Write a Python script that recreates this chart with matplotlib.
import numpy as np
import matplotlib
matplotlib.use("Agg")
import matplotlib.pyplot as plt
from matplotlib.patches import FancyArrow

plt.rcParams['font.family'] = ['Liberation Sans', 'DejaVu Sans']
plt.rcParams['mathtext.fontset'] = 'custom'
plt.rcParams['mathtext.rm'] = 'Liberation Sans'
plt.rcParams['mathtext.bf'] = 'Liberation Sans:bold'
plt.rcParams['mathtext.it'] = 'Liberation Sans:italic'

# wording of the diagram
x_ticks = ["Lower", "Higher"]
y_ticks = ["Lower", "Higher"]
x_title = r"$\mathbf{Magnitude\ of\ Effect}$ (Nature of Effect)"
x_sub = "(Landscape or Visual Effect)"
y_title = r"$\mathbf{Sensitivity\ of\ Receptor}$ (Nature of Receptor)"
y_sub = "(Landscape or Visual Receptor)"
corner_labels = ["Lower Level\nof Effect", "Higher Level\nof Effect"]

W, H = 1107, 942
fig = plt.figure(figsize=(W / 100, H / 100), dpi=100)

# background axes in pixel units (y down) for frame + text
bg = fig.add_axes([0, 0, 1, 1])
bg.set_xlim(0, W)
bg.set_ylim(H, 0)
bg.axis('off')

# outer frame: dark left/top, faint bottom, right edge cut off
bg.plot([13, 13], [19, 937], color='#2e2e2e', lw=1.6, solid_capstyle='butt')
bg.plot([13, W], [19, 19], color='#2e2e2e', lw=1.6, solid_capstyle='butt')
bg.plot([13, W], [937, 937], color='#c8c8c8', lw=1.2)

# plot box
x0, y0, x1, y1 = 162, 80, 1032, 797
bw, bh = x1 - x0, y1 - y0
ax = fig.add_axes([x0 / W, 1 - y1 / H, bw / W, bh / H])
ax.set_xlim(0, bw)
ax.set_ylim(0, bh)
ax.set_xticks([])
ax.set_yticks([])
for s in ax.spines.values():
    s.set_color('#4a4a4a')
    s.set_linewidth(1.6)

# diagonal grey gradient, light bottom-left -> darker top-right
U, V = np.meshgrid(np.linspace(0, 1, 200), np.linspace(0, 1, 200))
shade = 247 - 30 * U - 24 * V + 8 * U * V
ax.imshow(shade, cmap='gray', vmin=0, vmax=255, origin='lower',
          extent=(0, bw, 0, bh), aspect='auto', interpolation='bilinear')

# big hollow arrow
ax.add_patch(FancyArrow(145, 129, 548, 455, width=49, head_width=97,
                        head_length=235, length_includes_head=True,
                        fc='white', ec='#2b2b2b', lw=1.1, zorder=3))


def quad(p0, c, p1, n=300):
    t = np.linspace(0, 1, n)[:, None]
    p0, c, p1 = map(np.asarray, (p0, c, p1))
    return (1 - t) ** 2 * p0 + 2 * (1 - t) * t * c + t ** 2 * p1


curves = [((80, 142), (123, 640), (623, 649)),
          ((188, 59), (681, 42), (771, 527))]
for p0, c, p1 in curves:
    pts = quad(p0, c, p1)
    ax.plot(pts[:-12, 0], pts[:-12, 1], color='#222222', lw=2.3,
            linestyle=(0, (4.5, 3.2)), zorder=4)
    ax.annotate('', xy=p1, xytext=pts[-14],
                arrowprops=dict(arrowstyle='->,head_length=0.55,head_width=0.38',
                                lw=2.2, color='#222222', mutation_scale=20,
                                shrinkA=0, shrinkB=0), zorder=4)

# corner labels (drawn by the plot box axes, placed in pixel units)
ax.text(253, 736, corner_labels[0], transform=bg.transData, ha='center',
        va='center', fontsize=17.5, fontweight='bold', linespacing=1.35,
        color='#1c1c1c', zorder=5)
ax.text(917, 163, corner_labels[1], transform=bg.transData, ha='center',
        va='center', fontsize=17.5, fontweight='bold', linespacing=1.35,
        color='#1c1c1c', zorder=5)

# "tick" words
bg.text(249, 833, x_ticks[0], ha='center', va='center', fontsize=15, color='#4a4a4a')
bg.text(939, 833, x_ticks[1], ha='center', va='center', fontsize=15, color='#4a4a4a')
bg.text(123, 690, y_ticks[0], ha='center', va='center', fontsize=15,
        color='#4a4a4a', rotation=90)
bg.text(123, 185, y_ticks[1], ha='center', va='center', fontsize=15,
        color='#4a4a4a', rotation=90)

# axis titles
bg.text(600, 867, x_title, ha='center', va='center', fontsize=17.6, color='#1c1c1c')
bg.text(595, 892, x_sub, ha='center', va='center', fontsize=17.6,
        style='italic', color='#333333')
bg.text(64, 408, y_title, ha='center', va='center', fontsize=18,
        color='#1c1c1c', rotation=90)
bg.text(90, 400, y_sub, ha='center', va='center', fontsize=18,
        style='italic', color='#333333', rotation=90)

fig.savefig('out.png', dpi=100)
------------------------------------------------------------------------
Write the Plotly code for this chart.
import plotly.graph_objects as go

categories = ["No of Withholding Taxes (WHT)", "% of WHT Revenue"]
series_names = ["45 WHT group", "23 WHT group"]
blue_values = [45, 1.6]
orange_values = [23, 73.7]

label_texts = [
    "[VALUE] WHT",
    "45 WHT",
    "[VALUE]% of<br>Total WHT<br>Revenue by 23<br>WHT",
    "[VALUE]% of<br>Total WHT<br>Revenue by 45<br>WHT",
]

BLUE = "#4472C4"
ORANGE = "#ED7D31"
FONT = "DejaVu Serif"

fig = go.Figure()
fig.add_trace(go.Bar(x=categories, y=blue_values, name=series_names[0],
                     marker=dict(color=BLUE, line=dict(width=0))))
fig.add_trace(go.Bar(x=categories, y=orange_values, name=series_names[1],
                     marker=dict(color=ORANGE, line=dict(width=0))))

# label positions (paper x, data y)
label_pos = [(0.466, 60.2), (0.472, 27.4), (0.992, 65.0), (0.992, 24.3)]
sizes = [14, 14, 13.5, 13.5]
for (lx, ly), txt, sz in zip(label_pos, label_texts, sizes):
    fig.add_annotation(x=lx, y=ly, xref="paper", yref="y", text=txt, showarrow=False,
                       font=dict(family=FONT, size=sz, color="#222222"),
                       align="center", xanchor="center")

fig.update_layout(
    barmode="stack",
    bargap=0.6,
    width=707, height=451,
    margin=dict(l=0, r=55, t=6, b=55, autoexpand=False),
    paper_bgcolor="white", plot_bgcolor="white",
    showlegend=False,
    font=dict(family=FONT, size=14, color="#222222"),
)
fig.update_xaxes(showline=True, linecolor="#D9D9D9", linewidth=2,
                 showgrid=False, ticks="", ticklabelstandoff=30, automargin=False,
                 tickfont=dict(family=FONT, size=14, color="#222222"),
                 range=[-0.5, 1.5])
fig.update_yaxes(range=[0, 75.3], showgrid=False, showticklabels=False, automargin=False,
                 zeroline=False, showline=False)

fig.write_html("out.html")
------------------------------------------------------------------------
__EXERCISE__:
Take the listing above and repeat exactly the lines from the one containing "Write the Plotly code for this chart." through the one containing "marker=dict(color=ORANGE, line=dict(width=0))))", both included.

__RESULT__:
Write the Plotly code for this chart.
import plotly.graph_objects as go

categories = ["No of Withholding Taxes (WHT)", "% of WHT Revenue"]
series_names = ["45 WHT group", "23 WHT group"]
blue_values = [45, 1.6]
orange_values = [23, 73.7]

label_texts = [
    "[VALUE] WHT",
    "45 WHT",
    "[VALUE]% of<br>Total WHT<br>Revenue by 23<br>WHT",
    "[VALUE]% of<br>Total WHT<br>Revenue by 45<br>WHT",
]

BLUE = "#4472C4"
ORANGE = "#ED7D31"
FONT = "DejaVu Serif"

fig = go.Figure()
fig.add_trace(go.Bar(x=categories, y=blue_values, name=series_names[0],
                     marker=dict(color=BLUE, line=dict(width=0))))
fig.add_trace(go.Bar(x=categories, y=orange_values, name=series_names[1],
                     marker=dict(color=ORANGE, line=dict(width=0))))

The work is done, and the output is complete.